Of domestic animals, the only one that can endure the fatigue of crossing the desert is the camel.

By the particular conformation of the stomach he is enabled to carry a supply of water sufficient for ten or twelve days; his broad and yielding foot is well adapted for a sandy country; and, by a singular motion of his upper lip, he picks the smallest leaves from the thorny shrubs of the desert as he passes along. The camel is therefore the only beast of burden employed by the trading caravans which traverse the desert in different directions, from Barbary to Nigritia. As this useful and docile creature has been sufficiently described by systematical writers it is unnecessary for me to enlarge upon his properties. I shall only add that his flesh, though to my own taste dry and unsavoury, is preferred by the Moors to any other; and that the milk of the female is in universal esteem, and is indeed sweet, pleasant, and nutritive.

I have observed that the Moors, in their complexion, resemble the mulattoes of the West Indies; but they have something unpleasant in their aspect which the mulattoes have not. I fancied that I discovered in the features of most of them a disposition towards cruelty and low cunning; and I could never contemplate their physiognomy without feeling sensible uneasiness. From the staring wildness of their eyes a stranger would immediately set them down as a nation of lunatics. The treachery and malevolence of their character are manifest in their plundering excursions against the negro villages. Oftentimes without the smallest provocation, and sometimes under the fairest professions of friendship, they will suddenly seize upon the negroes' cattle, and even on the inhabitants themselves. The negroes very seldom retaliate.

Like the roving Arabs, the Moors frequently remove from one place to another, according to the season of the year or the convenience of pasturage. In the month of February, when the heat of the sun scorches up every sort of vegetation in the desert, they strike their tents and approach the negro country to the south, where they reside until the rains commence, in the month of July. At this time, having purchased corn and other necessaries from the negroes, in exchange for salt, they again depart to the northward, and continue in the desert until the rains are over, and that part of the country becomes burnt up and barren.

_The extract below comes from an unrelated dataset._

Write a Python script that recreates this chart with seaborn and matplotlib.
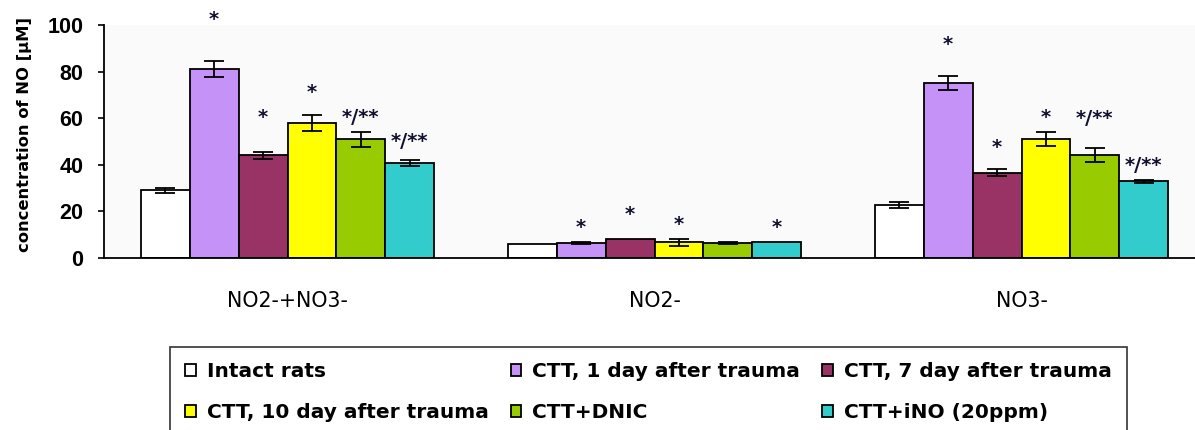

This wandering and restless way of life, while it inures them to hardships, strengthens at the same time the bonds of their little society, and creates in them an aversion towards strangers which is almost insurmountable. Cut off from all intercourse with civilised nations, and boasting an advantage over the negroes, by possessing, though in a very limited degree, the knowledge of letters, they are at once the vainest and proudest, and perhaps the most bigoted, ferocious, and intolerant of all the nations on the earth - combining in their character the blind superstition of the negro with the savage cruelty and treachery of the Arab.